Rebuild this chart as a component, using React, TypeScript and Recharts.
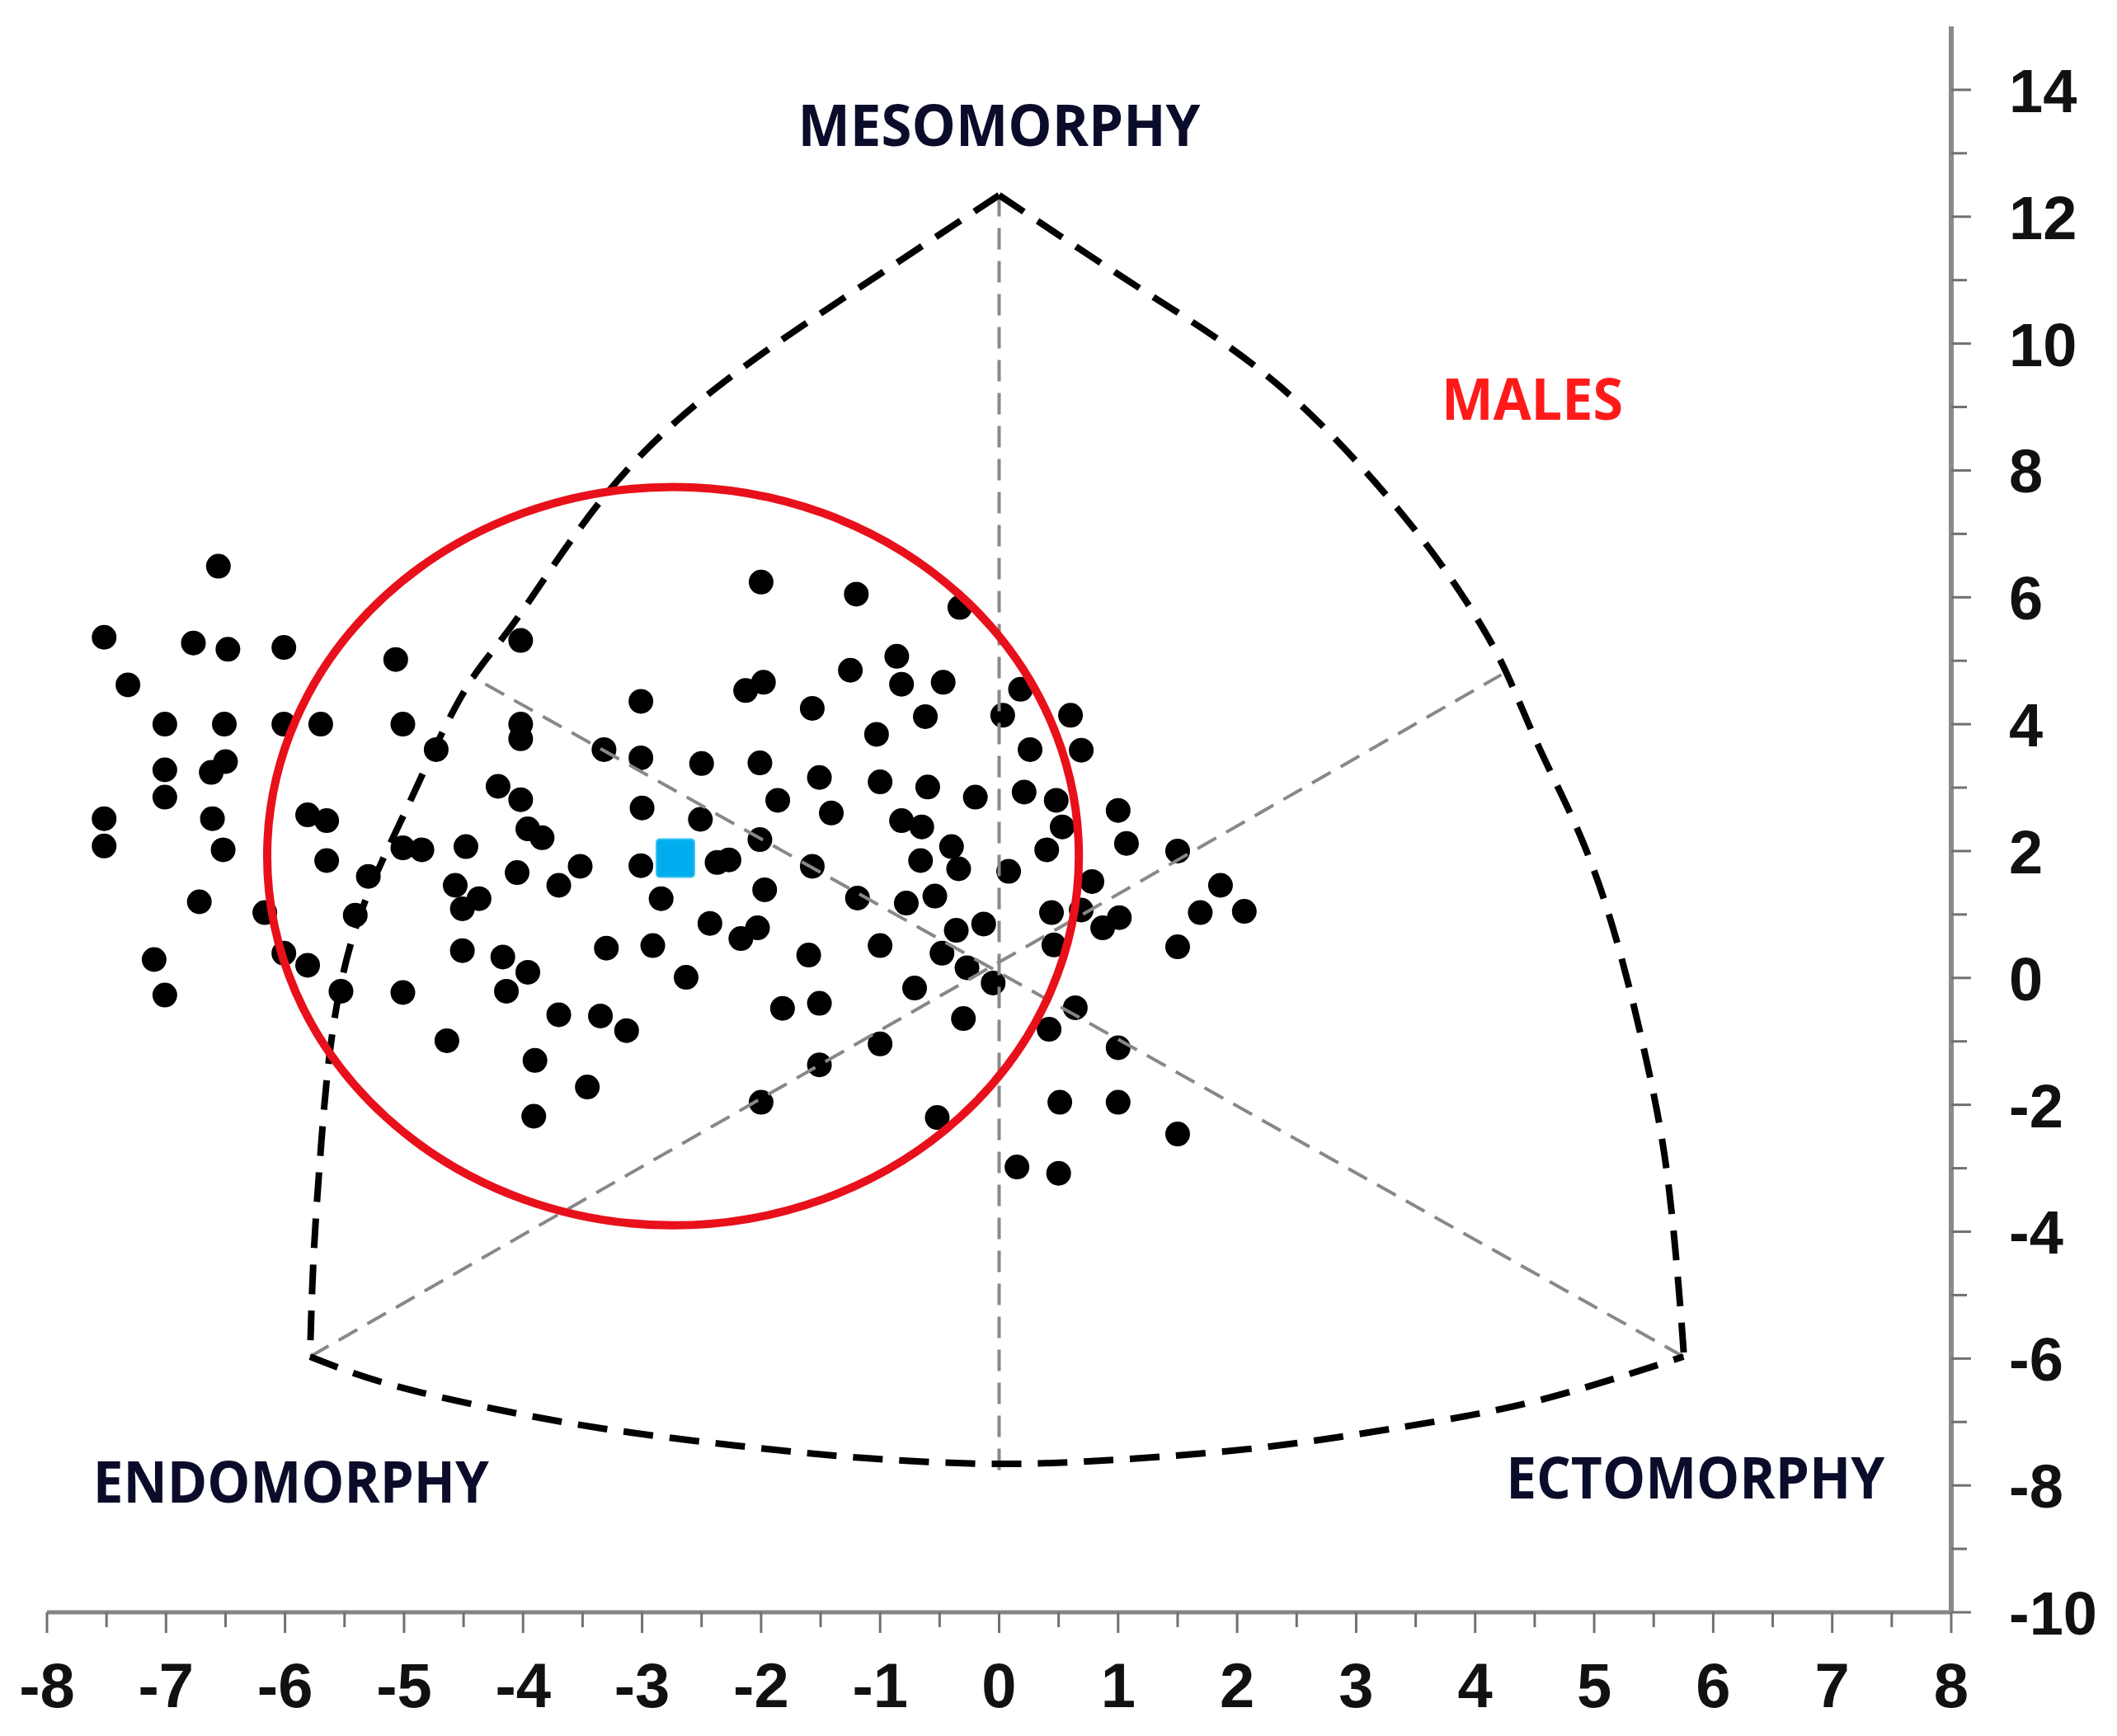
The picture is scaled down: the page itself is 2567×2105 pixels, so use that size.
import React from 'react';
import { ScatterChart, Scatter, XAxis, YAxis, ReferenceArea, ReferenceDot } from 'recharts';

type Pt = [number, number];

// axis ticks (labels only on the integers / even numbers)
const xTicks = [-8, -7.5, -7, -6.5, -6, -5.5, -5, -4.5, -4, -3.5, -3, -2.5, -2, -1.5, -1, -0.5, 0,
  0.5, 1, 1.5, 2, 2.5, 3, 3.5, 4, 4.5, 5, 5.5, 6, 6.5, 7, 7.5, 8];
const yTicks = [-10, -9, -8, -7, -6, -5, -4, -3, -2, -1, 0, 1, 2, 3, 4, 5, 6, 7, 8, 9, 10, 11, 12, 13, 14];

// individual somatotypes, endomorphic side
const endoSide: Pt[] = [
  [-6.56, 6.49], [-7.52, 5.37], [-6.77, 5.28], [-6.48, 5.18], [-6.01, 5.21], [-5.07, 5.02], [-4.02, 5.32],
  [-7.32, 4.62], [-7.01, 4.0], [-6.51, 4.0], [-6.01, 4.0], [-5.7, 4.0], [-5.01, 4.0], [-4.73, 3.6],
  [-4.02, 4.0], [-4.02, 3.77], [-7.01, 3.28], [-7.01, 2.85], [-6.62, 3.24], [-6.5, 3.41], [-7.52, 2.51],
  [-7.52, 2.08], [-6.61, 2.51], [-6.52, 2.02], [-5.81, 2.57], [-5.65, 2.48], [-5.65, 1.85], [-5.3, 1.6],
  [-5.41, 0.99], [-5.01, 2.05], [-4.85, 2.02], [-4.48, 2.07], [-4.21, 3.02], [-4.02, 2.81], [-3.96, 2.35],
  [-3.84, 2.21], [-4.05, 1.66], [-3.7, 1.46], [-3.52, 1.76], [-4.57, 1.46], [-4.37, 1.25], [-4.51, 1.09],
  [-6.72, 1.2], [-6.17, 1.03], [-6.01, 0.39], [-5.81, 0.2], [-7.1, 0.29], [-7.01, -0.27], [-5.53, -0.21],
  [-5.01, -0.23], [-4.51, 0.43], [-4.17, 0.33], [-3.96, 0.09], [-4.14, -0.21], [-4.64, -0.99],
  [-3.7, -0.58], [-3.35, -0.6], [-3.13, -0.83], [-3.9, -1.3], [-3.46, -1.72], [-3.91, -2.18],
];

// individual somatotypes, central / ectomorphic side
const centralSide: Pt[] = [
  [-3.01, 4.36], [-3.32, 3.6], [-3.01, 3.47], [-2.5, 3.38], [-3.01, 1.77], [-2.84, 1.25], [-2.43, 0.86],
  [-2.17, 0.62], [-3.3, 0.47], [-2.91, 0.51], [-2.63, 0.01], [-2.0, 6.24], [-1.2, 6.05], [-0.33, 5.84],
  [-0.86, 5.07], [-0.82, 4.63], [-1.25, 4.85], [-0.47, 4.66], [-2.13, 4.53], [-1.98, 4.66], [-1.57, 4.25],
  [-0.62, 4.12], [0.18, 4.55], [0.03, 4.14], [0.6, 4.14], [0.69, 3.59], [0.26, 3.6], [-1.03, 3.84],
  [-2.01, 3.39], [-1.51, 3.16], [-1.0, 3.09], [-0.6, 3.01], [-0.2, 2.85], [0.21, 2.93], [0.48, 2.8],
  [0.53, 2.38], [1.0, 2.64], [1.07, 2.12], [-1.86, 2.8], [-1.41, 2.6], [-3.0, 2.68], [-2.51, 2.5],
  [-0.82, 2.48], [-0.65, 2.38], [-2.01, 2.18], [-0.4, 2.07], [-0.34, 1.72], [-0.66, 1.85], [0.4, 2.02],
  [0.08, 1.68], [-1.57, 1.76], [-2.37, 1.82], [-2.27, 1.86], [-1.97, 1.39], [-1.19, 1.26], [-0.78, 1.18],
  [-0.54, 1.29], [0.78, 1.52], [0.44, 1.03], [0.69, 1.07], [1.01, 0.95], [0.87, 0.79], [1.5, 2.0],
  [1.86, 1.46], [1.69, 1.03], [2.06, 1.05], [1.5, 0.49], [-2.03, 0.79], [-1.6, 0.36], [-1.0, 0.51],
  [-0.36, 0.75], [-0.13, 0.85], [-0.48, 0.39], [-0.27, 0.16], [-0.05, -0.08], [0.46, 0.52], [-0.71, -0.16],
  [-0.3, -0.64], [0.64, -0.47], [0.42, -0.81], [1.0, -1.1], [-1.82, -0.48], [-1.51, -0.4], [-1.0, -1.04],
  [0.51, -1.96], [1.0, -1.96], [1.5, -2.46], [-0.52, -2.2], [-2.0, -1.96], [-1.51, -1.37], [0.15, -2.98],
  [0.5, -3.08],
];

// mean somatotype
const meanSomatotype: Pt[] = [[-2.72, 1.89]];

// red circle around the group (x range, y range)
const groupCircleX = [-6.15, 0.67];
const groupCircleY = [-3.9, 7.74];

// somatochart outline
const mesoEndoArc: Pt[] = [
  [0, 12.34], [-1.2, 10.85], [-2.35, 9.34], [-3.3, 7.63], [-4.03, 5.72], [-4.42, 4.74], [-4.73, 3.67],
  [-5.02, 2.5], [-5.38, 0.94], [-5.6, -0.84], [-5.7, -2.71], [-5.76, -4.4], [-5.79, -5.97],
];
const mesoEctoArc: Pt[] = [
  [0, 12.34], [1.2, 10.85], [2.35, 9.34], [3.37, 7.35], [3.93, 5.92], [4.25, 4.86], [4.54, 3.62],
  [4.91, 2.12], [5.22, 0.38], [5.46, -1.48], [5.63, -3.35], [5.74, -5.59], [5.75, -5.97],
];
const endoEctoArc: Pt[] = [
  [-5.79, -5.97], [-5.17, -6.38], [-4.3, -6.77], [-3.34, -7.1], [-2.22, -7.37], [-1.12, -7.57], [0, -7.66],
  [1.03, -7.59], [2.22, -7.4], [3.42, -7.07], [4.53, -6.66], [5.75, -5.97],
];
const mesoAxis: Pt[] = [[0, 12.34], [0, -7.9]];
const endoAxis: Pt[] = [[-5.79, -5.97], [4.22, 4.78]];
const ectoAxis: Pt[] = [[5.75, -5.97], [-4.42, 4.74]];

const toXY = (pts: Pt[]) => pts.map(([x, y]) => ({ x, y }));

const TICK_FONT = '"Liberation Sans", Arial, sans-serif';
const LABEL_FONT = '"Open Sans", Lato, sans-serif';

function XTick(props: any) {
  const { x, y, payload } = props;
  const v = payload.value as number;
  const major = Number.isInteger(v);
  return (
    <g>
      <line x1={x} x2={x} y1={y} y2={y + (major ? 25 : 18)} stroke="#707070" strokeWidth={3} />
      {major && (
        <text x={x} y={y + 115} textAnchor="middle" fontFamily={TICK_FONT} fontWeight="bold" fontSize={76} fill="#111">
          {v}
        </text>
      )}
    </g>
  );
}

function YTick(props: any) {
  const { x, y, payload } = props;
  const v = payload.value as number;
  const major = v % 2 === 0;
  return (
    <g>
      <line x1={x} x2={x + (major ? 24 : 19)} y1={y} y2={y} stroke="#707070" strokeWidth={3} />
      {major && (
        <text x={x + 70} y={y + 27} textAnchor="start" fontFamily={TICK_FONT} fontWeight="bold" fontSize={74} fill="#111">
          {v}
        </text>
      )}
    </g>
  );
}

function areaLabel(text: string, width: number, color: string) {
  return (p: any) => (
    <text
      x={p.cx}
      y={p.cy + 25}
      textAnchor="middle"
      textLength={width}
      lengthAdjust="spacingAndGlyphs"
      fontFamily={LABEL_FONT}
      fontWeight="bold"
      fontSize={70}
      fill={color}
    >
      {text}
    </text>
  );
}

const noMarker = () => <g />;

export default function App() {
  const outline = { stroke: '#000', strokeWidth: 8, strokeDasharray: '36 20' };
  const guide = { stroke: '#888', strokeWidth: 4, strokeDasharray: '26 14' };

  return (
    <div style={{ position: 'absolute', left: 0, top: 0, background: '#fff' }}>
      <ScatterChart width={2567} height={2105} margin={{ top: 32, right: 11, bottom: 10, left: 57 }}>
        <XAxis
          type="number"
          dataKey="x"
          domain={[-8, 8]}
          ticks={xTicks}
          interval={0}
          tick={<XTick />}
          tickLine={false}
          tickSize={0}
          tickMargin={0}
          axisLine={{ stroke: '#858585', strokeWidth: 5 }}
          height={140}
          allowDataOverflow
        />
        <YAxis
          type="number"
          dataKey="y"
          orientation="right"
          domain={[-10, 15]}
          ticks={yTicks}
          interval={0}
          tick={<YTick />}
          tickLine={false}
          tickSize={0}
          tickMargin={0}
          axisLine={{ stroke: '#8a8a8a', strokeWidth: 6 }}
          width={190}
          allowDataOverflow
        />

        <Scatter
          data={toXY(endoSide)}
          fill="#000"
          isAnimationActive={false}
          shape={(p: any) => <circle cx={p.cx} cy={p.cy} r={15} fill="#000" />}
        />
        <Scatter
          data={toXY(centralSide)}
          fill="#000"
          isAnimationActive={false}
          shape={(p: any) => <circle cx={p.cx} cy={p.cy} r={15} fill="#000" />}
        />

        <Scatter data={toXY(mesoAxis)} fill="#888" line={guide} shape={noMarker} isAnimationActive={false} />
        <Scatter data={toXY(endoAxis)} fill="#888" line={guide} shape={noMarker} isAnimationActive={false} />
        <Scatter data={toXY(ectoAxis)} fill="#888" line={guide} shape={noMarker} isAnimationActive={false} />

        <Scatter data={toXY(mesoEndoArc)} fill="#000" line={outline} lineJointType="natural" shape={noMarker} isAnimationActive={false} />
        <Scatter data={toXY(mesoEctoArc)} fill="#000" line={outline} lineJointType="natural" shape={noMarker} isAnimationActive={false} />
        <Scatter data={toXY(endoEctoArc)} fill="#000" line={outline} lineJointType="natural" shape={noMarker} isAnimationActive={false} />

        <ReferenceArea
          x1={groupCircleX[0]}
          x2={groupCircleX[1]}
          y1={groupCircleY[0]}
          y2={groupCircleY[1]}
          zIndex={700}
          shape={(p: any) => (
            <ellipse
              cx={p.x + p.width / 2}
              cy={p.y + p.height / 2}
              rx={p.width / 2}
              ry={p.height / 2}
              fill="none"
              stroke="#e8101a"
              strokeWidth={10}
            />
          )}
        />

        <Scatter
          data={toXY(meanSomatotype)}
          fill="#00aeef"
          zIndex={800}
          isAnimationActive={false}
          shape={(p: any) => (
            <rect x={p.cx - 23} y={p.cy - 23} width={46} height={46} rx={4} fill="#00aeef" stroke="#36c2f2" strokeWidth={2} />
          )}
        />

        <ReferenceDot x={0} y={13.44} r={1} shape={areaLabel('MESOMORPHY', 488, '#0b0b2a')} />
        <ReferenceDot x={-5.95} y={-7.95} r={1} shape={areaLabel('ENDOMORPHY', 480, '#0b0b2a')} />
        <ReferenceDot x={5.85} y={-7.88} r={1} shape={areaLabel('ECTOMORPHY', 459, '#0b0b2a')} />
        <ReferenceDot x={4.48} y={9.12} r={1} shape={areaLabel('MALES', 220, '#ff1a1a')} />
      </ScatterChart>
    </div>
  );
}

[Job] Report how many lines in the listing include the word "React". Give nothing but the count.

[Task answer] 2